Girardi gave the Pittsburgh star an after-the-whistle shove on the game's fourth shift, before Crosby took down Ryan Callahan during a 60-foot off-the puck race through the neutral zone, and the Ranger got the penalty for interference.

"Definitely a slew foot," said Dubinsky, who then said he didn't want to make a "huge story out of it, because it was not."

It was a little late for that, much like the home team in the second period. For 30 minutes the Rangers and coach John Tortorella, who matched every center he had against No. 87 with exception of Artem Anisimov, were pretty cool in the face of a guy who has 26 points during a 10-2-1 Penguins run that began immediately after the Rangers left Pittsburgh with a 3-2 overtime win.

Surrendering only Max Talbot's quickie off an inadvertent handpass by Ruslan Fedotenko into Staal's feet, the Rangers appeared to have things reasonably locked down until Crosby inevitably turned the key.

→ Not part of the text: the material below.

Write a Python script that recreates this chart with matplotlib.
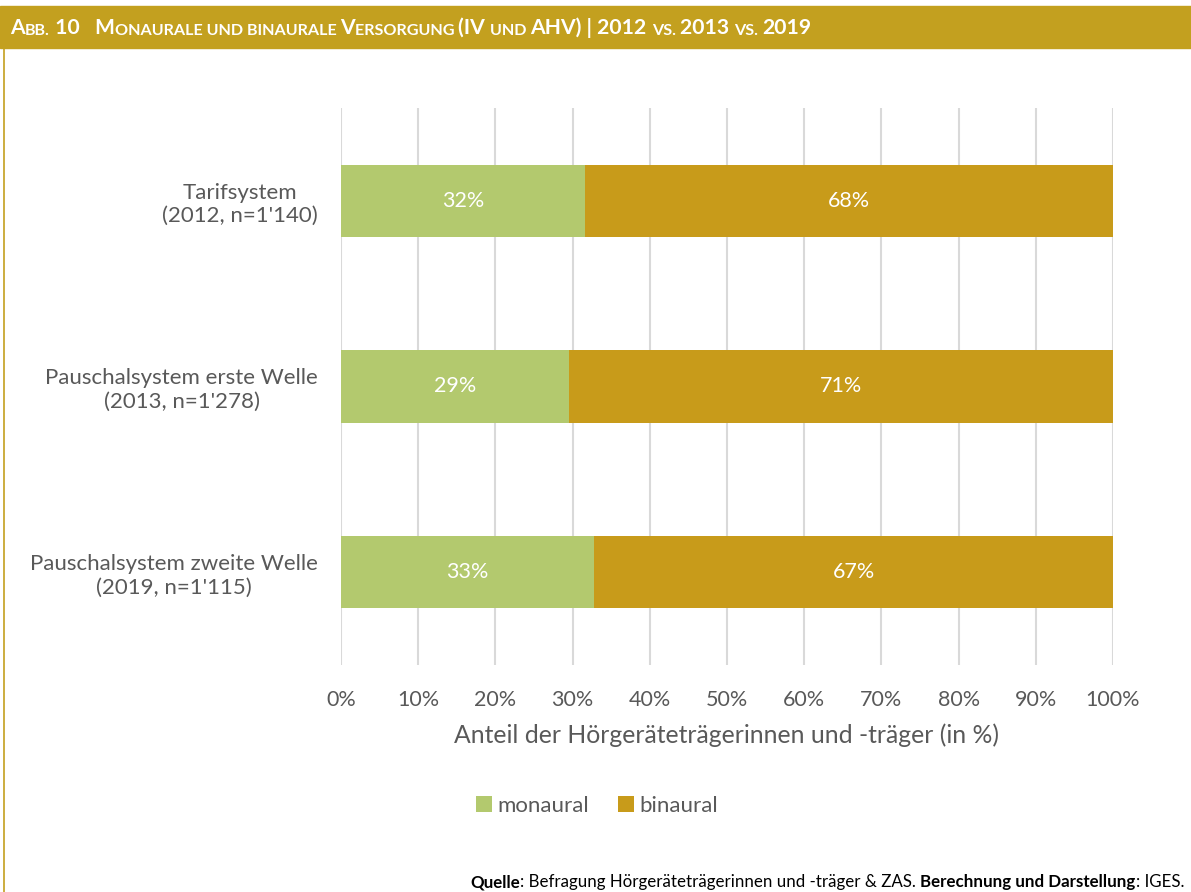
import matplotlib
matplotlib.use("Agg")
from matplotlib import pyplot as plt
from matplotlib.patches import Rectangle
from matplotlib.lines import Line2D
from matplotlib.text import Annotation

plt.rcParams['font.family'] = ['Lato', 'DejaVu Sans']

# data
kategorien = ["Tarifsystem\n(2012, n=1'140)",
              "Pauschalsystem erste Welle\n(2013, n=1'278)",
              "Pauschalsystem zweite Welle\n(2019, n=1'115)"]
monaural = [31.6, 29.5, 32.8]
binaural = [68.4, 70.5, 67.2]
label_mon = ["32%", "29%", "33%"]
label_bin = ["68%", "71%", "67%"]
xticks = [0, 10, 20, 30, 40, 50, 60, 70, 80, 90, 100]

c_mon = '#B3C96E'
c_bin = '#C89B1A'
c_head = '#C3A01F'
grau = '#595959'

W, H = 1191, 892
fig = plt.figure(figsize=(W / 100, H / 100), dpi=100)

# Kopfzeile
fig.patches.append(Rectangle((0, 1 - 48 / H), 1, 42 / H, transform=fig.transFigure,
                             color=c_head, zorder=0))
fig.lines.append(Line2D([4 / W, 4 / W], [0, 1 - 48 / H], transform=fig.transFigure,
                        color=c_head, lw=1.2))

# Titel in Kapitaelchen
titel = [("A", 1), ("BB.", 0), (" 10   ", 1), ("M", 1), ("ONAURALE UND BINAURALE ", 0),
         ("V", 1), ("ERSORGUNG ", 0), ("(IV ", 1), ("UND ", 0), ("AHV) | 2012 ", 1),
         ("VS. ", 0), ("2013 ", 1), ("VS. ", 0), ("2019", 1)]
last = None
for txt, gross in titel:
    fs = 15.2 if gross else 11.6
    if last is None:
        last = fig.text(10 / W, 1 - 38 / H, txt, fontsize=fs, fontweight='bold',
                        color='white', va='bottom', ha='left')
    else:
        last = fig.add_artist(Annotation(txt, xy=(1, 0), xycoords=last, va='bottom', ha='left',
                                         fontsize=fs, fontweight='bold', color='white'))

ax = fig.add_axes([341 / W, 1 - 665 / H, 772 / W, 557 / H])
y = range(len(kategorien))
ax.barh(y, monaural, height=0.39, color=c_mon, label='monaural', zorder=3)
ax.barh(y, binaural, left=monaural, height=0.39, color=c_bin, label='binaural', zorder=3)

for i in y:
    ax.text(monaural[i] / 2, i, label_mon[i], ha='center', va='center', color='white', fontsize=15.5, zorder=4)
    ax.text(monaural[i] + binaural[i] / 2, i, label_bin[i], ha='center', va='center', color='white', fontsize=15.5, zorder=4)

ax.set_xlim(0, 100)
ax.set_ylim(2.5, -0.5)
ax.set_xticks(xticks)
ax.set_xticklabels([f"{t}%" for t in xticks], fontsize=15.5, color=grau)
ax.set_yticks(list(y))
ax.set_yticklabels(kategorien, fontsize=16, color=grau, multialignment='center')
ax.tick_params(axis='x', length=0, pad=18)
ax.tick_params(axis='y', length=0, pad=16.5)
ax.grid(axis='x', color='#D9D9D9', lw=1.5, zorder=0)
for s in ax.spines.values():
    s.set_visible(False)
ax.set_xlabel("Anteil der Hörgeräteträgerinnen und -träger (in %)", fontsize=17.8, color=grau, labelpad=10)

fig.legend(loc='center', bbox_to_anchor=(597 / W, 1 - 806 / H), ncol=2, frameon=False,
           fontsize=16, labelcolor=grau, handlelength=0.7, handleheight=0.7,
           handletextpad=0.25, columnspacing=1.3)

# Quelle rechtsbuendig
quelle = [("Quelle", 'bold'), (": Befragung Hörgeräteträgerinnen und -träger & ZAS. ", 'normal'),
          ("Berechnung und Darstellung", 'bold'), (": IGES.", 'normal')]
nxt = None
for txt, fw in reversed(quelle):
    if nxt is None:
        nxt = fig.text(1184 / W, 1 - 890 / H, txt, fontsize=12.2, fontweight=fw,
                       color='black', ha='right', va='bottom')
    else:
        nxt = fig.add_artist(Annotation(txt, xy=(0, 0), xycoords=nxt, ha='right', va='bottom',
                                        fontsize=12.2, fontweight=fw, color='black'))

fig.savefig('out.png', dpi=100)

The Kid made an are-you-Kidding-me between-the-legs feed past Staal to send Pascal Dupuis into the zone, then took the give-and-go pass and feathered a backhand feed -- past Staal again -- to Kris Letang up the slot.

"Sometimes you think he's going to shoot but he ends up passing it," lamented Staal.

Letang one-timed the feed past Henrik Lundqvist even faster than Crosby can get on your nerves, which is pretty fast indeed. Despite Marc Andre Fleury's attempt -- a short-side goal to Marian Gaborik to put the Rangers back in it, they went down 3-1, their only consolation Crosby's being penalized for a third-period trip of Sean Avery that Dubinsky thought was similar to the one he got away with on Callahan.

"I think Duby has done his fair share of things out there that are questionable," said Crosby, surprisingly offended that Dubinsky had said "that's the kind of player" the best player in the NHL is. "Guess he's talking again. I'm not surprised.

"How many penalty minutes do I have? Please. He's holding me going up ice and I'm trying to push him off. If I tripped him, I tripped him, but I am not a dirty hockey player. I think Duby is smarter than that."

Duby is not smart enough to stop Crosby. Then again, nobody is, as the third youngest player (24 years, 44 days) in NHL history to record 500 points morphs from spectacular to even more routinely so.

"I don't know if he's elevated his game other than the consistency with which he's playing," said Penguins coach Dan Bylsma. "You see the great plays. He's always had the ability to do that."

Now he just does it even more often. The league's best creator is rapidly becoming one of its better goal scorers, and the Gretzkian absurdity of it all is that the reluctant shooter scored 51 goals last season to tie Steven Stamkos for the NHL title.

So who doesn't love to hate a player that good?